● **Stated goal**: Retype only what runs from the beginning of the data through the line with "const weaningDay = 21;"; please omit the pictures and keep every line exact.
# # #
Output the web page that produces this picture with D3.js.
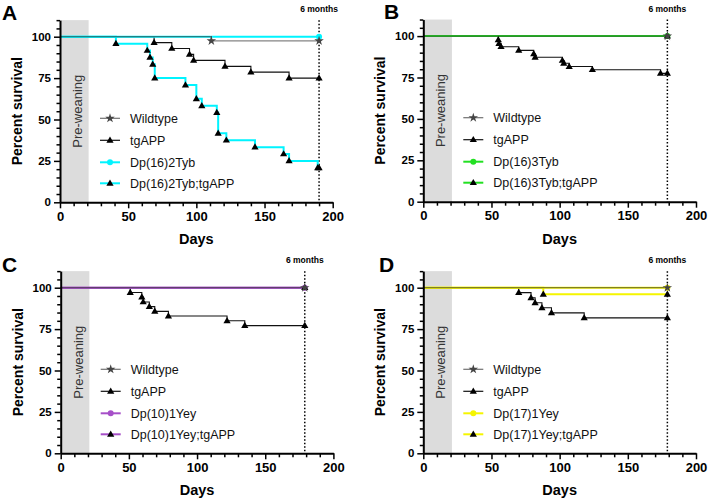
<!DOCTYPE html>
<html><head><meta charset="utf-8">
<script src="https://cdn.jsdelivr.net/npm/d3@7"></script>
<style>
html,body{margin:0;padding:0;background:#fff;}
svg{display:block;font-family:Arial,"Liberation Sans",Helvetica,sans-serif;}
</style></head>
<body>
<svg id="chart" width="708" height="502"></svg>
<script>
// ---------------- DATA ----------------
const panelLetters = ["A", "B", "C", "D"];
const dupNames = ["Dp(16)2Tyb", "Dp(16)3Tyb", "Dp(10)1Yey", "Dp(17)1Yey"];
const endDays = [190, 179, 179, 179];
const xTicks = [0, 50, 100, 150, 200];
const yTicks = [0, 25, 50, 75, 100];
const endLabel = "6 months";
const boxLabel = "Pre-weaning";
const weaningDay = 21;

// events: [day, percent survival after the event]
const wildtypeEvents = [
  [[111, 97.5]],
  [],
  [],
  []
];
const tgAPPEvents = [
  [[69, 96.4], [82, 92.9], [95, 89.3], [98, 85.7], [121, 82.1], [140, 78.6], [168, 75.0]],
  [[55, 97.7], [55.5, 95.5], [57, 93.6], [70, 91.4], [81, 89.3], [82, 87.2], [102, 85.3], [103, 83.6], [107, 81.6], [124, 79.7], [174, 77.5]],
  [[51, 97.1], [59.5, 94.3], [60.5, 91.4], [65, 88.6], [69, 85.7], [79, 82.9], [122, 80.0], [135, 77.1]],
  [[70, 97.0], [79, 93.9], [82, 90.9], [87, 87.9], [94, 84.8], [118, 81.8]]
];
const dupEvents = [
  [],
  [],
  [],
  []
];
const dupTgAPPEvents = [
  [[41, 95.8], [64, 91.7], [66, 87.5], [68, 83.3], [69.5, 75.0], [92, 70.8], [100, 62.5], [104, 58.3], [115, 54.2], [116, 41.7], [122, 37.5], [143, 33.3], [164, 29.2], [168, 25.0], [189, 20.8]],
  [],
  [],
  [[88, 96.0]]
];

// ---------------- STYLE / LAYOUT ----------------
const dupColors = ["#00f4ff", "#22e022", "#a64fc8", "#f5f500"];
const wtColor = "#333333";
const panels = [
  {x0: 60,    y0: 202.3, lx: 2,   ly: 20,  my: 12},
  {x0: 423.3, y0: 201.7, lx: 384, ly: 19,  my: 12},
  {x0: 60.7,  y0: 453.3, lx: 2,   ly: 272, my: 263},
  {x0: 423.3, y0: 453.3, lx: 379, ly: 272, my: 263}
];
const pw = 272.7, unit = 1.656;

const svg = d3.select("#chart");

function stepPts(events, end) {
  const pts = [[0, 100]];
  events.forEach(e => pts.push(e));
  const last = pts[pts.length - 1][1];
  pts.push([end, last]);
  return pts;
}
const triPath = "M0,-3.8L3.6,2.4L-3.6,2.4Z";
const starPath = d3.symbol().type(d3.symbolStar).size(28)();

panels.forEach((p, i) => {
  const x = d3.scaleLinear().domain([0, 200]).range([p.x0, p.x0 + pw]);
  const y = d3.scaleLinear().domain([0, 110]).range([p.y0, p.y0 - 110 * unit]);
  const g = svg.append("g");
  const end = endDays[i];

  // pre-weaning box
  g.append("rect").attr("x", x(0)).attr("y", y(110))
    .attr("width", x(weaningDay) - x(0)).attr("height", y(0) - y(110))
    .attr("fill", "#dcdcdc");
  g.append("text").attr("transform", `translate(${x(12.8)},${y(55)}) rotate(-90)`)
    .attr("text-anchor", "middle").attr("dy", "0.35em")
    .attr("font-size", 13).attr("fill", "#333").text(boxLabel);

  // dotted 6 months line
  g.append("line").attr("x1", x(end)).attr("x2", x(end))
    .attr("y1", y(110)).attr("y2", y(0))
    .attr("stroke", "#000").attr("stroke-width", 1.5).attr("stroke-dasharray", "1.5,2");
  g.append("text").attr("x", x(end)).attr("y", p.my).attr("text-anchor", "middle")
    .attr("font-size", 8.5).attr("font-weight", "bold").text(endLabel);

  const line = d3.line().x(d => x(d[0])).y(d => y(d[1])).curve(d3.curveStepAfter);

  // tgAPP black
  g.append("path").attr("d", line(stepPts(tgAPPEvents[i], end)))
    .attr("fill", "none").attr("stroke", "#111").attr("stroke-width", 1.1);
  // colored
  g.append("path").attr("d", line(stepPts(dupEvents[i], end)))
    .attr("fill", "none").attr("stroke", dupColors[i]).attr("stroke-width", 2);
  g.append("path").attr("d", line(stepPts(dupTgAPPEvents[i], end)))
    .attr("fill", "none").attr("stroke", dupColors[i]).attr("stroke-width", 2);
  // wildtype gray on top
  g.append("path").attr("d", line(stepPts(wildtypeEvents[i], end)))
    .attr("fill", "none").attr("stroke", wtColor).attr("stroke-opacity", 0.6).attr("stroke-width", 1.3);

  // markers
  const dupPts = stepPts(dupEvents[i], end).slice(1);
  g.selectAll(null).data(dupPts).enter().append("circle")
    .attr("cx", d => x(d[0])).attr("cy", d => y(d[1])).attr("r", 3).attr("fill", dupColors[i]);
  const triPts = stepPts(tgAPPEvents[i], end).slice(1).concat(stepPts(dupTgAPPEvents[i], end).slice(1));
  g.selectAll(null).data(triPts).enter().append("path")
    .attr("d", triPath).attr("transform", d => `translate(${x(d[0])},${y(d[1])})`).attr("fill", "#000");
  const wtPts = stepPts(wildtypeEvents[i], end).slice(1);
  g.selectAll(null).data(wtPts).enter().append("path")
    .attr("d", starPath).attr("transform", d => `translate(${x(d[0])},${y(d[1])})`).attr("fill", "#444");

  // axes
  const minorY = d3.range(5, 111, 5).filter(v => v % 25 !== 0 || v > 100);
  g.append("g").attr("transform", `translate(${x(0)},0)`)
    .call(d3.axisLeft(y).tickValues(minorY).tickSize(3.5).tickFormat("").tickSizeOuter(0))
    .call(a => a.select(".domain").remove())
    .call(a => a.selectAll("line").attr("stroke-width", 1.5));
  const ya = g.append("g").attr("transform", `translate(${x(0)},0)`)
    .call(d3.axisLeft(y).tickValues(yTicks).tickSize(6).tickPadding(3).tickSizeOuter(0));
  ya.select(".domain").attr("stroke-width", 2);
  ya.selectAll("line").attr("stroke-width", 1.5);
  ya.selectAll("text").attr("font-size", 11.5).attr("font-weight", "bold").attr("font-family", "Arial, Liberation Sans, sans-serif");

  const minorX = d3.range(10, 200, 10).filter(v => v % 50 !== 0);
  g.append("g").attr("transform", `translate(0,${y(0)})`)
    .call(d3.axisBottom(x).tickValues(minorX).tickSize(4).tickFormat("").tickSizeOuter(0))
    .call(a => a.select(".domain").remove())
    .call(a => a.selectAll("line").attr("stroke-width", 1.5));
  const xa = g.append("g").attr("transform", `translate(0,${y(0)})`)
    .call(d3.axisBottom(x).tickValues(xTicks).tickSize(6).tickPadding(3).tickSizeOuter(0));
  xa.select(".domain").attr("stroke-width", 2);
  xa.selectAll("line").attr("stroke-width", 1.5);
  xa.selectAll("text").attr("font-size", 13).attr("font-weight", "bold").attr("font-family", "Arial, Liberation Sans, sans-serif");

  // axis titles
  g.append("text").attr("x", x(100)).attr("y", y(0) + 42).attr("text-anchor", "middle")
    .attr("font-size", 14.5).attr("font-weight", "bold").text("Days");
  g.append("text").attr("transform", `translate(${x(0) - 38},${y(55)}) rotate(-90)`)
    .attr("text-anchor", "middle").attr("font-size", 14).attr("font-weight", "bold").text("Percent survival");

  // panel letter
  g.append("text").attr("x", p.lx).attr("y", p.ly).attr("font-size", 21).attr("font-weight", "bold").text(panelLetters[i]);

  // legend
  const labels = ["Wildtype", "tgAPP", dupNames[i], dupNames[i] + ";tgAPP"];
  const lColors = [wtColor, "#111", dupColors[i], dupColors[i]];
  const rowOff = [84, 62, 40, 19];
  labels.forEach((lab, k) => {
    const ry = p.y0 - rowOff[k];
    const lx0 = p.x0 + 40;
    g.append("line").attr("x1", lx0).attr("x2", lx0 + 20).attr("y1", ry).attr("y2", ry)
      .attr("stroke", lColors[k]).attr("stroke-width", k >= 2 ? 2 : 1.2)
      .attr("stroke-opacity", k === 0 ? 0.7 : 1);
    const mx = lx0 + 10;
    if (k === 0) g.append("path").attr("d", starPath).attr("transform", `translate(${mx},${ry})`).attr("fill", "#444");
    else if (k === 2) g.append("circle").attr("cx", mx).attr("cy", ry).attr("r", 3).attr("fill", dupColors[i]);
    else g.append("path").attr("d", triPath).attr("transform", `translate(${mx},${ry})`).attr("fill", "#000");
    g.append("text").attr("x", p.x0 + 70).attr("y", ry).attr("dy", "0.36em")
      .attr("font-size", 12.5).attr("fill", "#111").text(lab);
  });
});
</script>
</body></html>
# # #
● **Task output**:
Output the web page that produces this picture with D3.js.
<!DOCTYPE html>
<html><head><meta charset="utf-8">
<script src="https://cdn.jsdelivr.net/npm/d3@7"></script>
<style>
html,body{margin:0;padding:0;background:#fff;}
svg{display:block;font-family:Arial,"Liberation Sans",Helvetica,sans-serif;}
</style></head>
<body>
<svg id="chart" width="708" height="502"></svg>
<script>
// ---------------- DATA ----------------
const panelLetters = ["A", "B", "C", "D"];
const dupNames = ["Dp(16)2Tyb", "Dp(16)3Tyb", "Dp(10)1Yey", "Dp(17)1Yey"];
const endDays = [190, 179, 179, 179];
const xTicks = [0, 50, 100, 150, 200];
const yTicks = [0, 25, 50, 75, 100];
const endLabel = "6 months";
const boxLabel = "Pre-weaning";
const weaningDay = 21;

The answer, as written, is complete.